----- Provided data
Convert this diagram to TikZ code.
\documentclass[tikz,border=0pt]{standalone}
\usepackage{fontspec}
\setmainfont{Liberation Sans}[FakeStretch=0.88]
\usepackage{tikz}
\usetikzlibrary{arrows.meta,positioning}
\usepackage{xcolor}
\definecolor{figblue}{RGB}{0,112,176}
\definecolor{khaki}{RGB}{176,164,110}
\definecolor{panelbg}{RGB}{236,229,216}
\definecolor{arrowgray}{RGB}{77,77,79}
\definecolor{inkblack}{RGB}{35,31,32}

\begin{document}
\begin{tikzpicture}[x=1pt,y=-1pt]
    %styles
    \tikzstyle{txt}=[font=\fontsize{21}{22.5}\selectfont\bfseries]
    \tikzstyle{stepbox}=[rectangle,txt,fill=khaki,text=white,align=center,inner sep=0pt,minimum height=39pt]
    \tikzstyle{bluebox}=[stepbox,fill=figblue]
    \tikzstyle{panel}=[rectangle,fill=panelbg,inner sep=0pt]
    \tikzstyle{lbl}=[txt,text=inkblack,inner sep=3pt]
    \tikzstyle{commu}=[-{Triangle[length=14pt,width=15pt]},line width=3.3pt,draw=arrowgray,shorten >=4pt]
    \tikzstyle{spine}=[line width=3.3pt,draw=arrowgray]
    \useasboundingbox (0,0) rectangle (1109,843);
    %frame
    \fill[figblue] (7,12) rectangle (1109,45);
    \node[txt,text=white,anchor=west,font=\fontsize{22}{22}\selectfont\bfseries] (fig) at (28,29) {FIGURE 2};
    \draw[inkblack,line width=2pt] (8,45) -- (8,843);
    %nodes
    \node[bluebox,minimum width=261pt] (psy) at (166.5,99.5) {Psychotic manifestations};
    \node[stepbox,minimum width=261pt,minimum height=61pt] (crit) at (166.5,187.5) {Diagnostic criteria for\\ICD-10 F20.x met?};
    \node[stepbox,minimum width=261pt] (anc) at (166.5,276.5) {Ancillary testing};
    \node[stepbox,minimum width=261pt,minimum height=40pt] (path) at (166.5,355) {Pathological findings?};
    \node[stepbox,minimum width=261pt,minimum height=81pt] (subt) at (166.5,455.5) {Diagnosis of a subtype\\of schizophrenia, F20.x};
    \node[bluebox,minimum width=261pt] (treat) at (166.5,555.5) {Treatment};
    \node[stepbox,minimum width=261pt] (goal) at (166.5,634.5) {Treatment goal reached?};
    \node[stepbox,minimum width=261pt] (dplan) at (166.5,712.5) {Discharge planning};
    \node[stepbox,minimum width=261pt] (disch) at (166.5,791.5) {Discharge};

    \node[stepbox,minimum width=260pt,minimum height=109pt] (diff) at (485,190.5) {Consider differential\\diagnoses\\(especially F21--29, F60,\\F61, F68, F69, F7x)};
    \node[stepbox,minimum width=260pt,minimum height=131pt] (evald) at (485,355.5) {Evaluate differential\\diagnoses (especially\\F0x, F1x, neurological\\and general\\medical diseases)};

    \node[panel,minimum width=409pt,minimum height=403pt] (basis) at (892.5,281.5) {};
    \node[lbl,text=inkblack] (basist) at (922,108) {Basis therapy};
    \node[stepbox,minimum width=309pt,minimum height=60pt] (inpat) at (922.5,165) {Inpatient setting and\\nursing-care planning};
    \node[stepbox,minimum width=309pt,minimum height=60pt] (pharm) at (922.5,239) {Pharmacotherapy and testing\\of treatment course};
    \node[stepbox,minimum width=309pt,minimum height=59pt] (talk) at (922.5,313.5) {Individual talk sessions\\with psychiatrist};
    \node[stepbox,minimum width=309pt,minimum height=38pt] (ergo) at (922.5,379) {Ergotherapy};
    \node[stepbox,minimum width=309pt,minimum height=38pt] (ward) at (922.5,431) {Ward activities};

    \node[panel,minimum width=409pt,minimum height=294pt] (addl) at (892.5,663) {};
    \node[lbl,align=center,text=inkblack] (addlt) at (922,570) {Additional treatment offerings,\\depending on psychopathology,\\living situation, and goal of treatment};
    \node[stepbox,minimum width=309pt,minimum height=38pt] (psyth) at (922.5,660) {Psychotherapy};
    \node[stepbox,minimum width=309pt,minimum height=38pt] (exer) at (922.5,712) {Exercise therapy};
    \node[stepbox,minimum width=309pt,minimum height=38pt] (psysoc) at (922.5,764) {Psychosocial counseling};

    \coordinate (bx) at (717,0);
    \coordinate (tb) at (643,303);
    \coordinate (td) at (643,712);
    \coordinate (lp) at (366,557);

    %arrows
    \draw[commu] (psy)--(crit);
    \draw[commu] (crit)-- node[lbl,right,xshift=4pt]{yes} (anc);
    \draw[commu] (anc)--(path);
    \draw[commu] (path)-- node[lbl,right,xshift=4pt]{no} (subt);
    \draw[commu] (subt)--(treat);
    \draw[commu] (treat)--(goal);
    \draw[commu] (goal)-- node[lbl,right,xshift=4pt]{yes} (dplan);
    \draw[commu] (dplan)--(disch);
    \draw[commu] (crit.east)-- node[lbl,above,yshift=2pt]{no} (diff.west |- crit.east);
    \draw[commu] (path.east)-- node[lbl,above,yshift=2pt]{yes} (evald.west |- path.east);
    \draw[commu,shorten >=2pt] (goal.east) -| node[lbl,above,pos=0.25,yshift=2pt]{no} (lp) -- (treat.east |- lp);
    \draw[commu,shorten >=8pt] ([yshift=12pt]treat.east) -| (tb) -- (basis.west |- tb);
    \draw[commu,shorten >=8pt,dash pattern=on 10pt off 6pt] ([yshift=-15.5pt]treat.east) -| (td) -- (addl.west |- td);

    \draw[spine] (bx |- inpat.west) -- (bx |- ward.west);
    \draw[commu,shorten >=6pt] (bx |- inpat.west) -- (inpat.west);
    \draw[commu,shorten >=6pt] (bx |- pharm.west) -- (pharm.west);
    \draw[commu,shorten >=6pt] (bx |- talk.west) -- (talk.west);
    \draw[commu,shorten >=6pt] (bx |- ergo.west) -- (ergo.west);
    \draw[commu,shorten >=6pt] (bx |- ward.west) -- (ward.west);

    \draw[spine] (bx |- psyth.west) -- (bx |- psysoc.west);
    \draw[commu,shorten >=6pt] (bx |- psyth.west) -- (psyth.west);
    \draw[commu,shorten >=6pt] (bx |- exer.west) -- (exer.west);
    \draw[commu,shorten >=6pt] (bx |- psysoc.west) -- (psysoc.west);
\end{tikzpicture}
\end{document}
----------
----- Provided data
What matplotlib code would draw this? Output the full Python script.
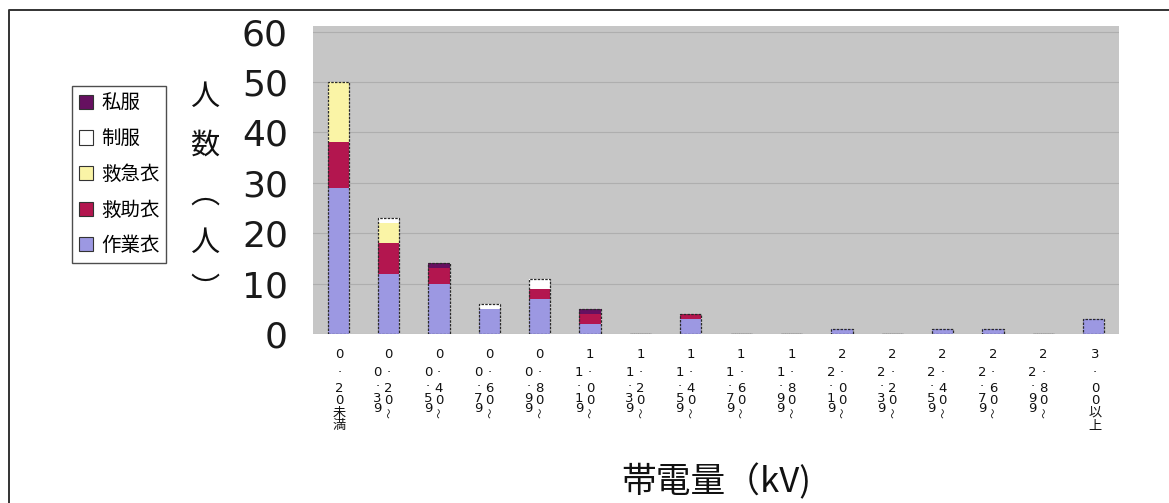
----------
----- Provided data
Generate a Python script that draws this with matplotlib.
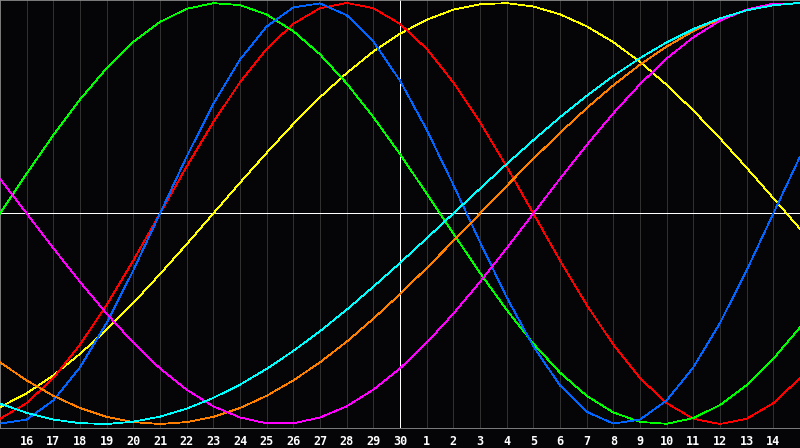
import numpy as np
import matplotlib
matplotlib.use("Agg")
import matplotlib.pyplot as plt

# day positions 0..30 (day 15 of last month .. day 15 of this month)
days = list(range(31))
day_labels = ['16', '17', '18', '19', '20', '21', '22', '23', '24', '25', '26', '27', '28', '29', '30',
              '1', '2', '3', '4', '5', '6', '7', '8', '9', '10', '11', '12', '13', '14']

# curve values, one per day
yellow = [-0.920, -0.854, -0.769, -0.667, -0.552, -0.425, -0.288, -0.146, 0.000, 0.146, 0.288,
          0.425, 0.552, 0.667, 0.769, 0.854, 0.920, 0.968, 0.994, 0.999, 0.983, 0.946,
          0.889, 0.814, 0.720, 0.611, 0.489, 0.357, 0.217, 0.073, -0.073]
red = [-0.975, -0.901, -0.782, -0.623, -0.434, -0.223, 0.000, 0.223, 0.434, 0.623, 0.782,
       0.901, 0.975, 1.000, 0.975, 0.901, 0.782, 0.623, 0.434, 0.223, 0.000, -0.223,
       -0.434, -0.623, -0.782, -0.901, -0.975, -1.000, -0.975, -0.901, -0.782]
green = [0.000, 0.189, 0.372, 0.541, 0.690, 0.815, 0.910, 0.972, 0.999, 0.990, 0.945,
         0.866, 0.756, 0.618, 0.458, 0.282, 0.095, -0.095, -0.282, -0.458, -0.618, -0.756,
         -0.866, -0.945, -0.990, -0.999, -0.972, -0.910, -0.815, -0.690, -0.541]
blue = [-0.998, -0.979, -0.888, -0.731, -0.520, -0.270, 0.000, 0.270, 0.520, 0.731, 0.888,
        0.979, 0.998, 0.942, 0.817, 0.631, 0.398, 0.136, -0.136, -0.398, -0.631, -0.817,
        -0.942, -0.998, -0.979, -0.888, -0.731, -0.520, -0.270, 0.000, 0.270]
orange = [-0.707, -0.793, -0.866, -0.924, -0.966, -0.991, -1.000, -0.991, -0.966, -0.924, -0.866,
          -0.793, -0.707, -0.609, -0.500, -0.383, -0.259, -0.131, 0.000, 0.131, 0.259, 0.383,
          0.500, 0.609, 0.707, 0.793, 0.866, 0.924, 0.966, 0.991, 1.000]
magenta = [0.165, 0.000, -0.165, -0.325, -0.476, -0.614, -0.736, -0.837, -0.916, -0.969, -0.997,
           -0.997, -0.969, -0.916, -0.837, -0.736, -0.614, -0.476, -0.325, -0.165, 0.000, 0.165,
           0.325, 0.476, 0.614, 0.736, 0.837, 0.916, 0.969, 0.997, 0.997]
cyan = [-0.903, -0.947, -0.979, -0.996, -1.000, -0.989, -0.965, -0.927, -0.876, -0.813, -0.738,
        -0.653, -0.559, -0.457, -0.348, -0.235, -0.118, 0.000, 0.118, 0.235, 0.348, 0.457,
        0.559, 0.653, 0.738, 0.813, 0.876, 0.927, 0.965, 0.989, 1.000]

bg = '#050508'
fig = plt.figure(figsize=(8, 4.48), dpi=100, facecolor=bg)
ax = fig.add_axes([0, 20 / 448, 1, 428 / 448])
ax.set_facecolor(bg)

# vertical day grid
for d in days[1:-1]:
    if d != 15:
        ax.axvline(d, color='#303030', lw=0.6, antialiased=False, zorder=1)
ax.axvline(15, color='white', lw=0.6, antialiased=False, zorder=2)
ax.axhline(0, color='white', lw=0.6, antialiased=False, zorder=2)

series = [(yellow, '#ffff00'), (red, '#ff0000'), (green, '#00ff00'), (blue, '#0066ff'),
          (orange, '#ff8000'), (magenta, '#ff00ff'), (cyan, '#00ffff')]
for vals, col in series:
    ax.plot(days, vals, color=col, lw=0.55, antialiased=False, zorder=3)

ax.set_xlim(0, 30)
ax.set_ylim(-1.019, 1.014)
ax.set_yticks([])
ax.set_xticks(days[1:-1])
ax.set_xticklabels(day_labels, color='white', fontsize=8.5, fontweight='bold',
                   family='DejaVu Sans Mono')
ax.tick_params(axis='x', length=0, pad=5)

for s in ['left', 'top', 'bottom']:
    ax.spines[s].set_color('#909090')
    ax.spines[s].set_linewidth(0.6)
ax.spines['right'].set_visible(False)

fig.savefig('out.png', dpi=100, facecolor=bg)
----------
**The task**
Write down exactly what the lines above say, from the line holding "Generate a Python" through the line holding "import matplotlib.pyplot as plt", and nothing more. Do not copy the pictures.

**Solution for this task**
Generate a Python script that draws this with matplotlib.
import numpy as np
import matplotlib
matplotlib.use("Agg")
import matplotlib.pyplot as plt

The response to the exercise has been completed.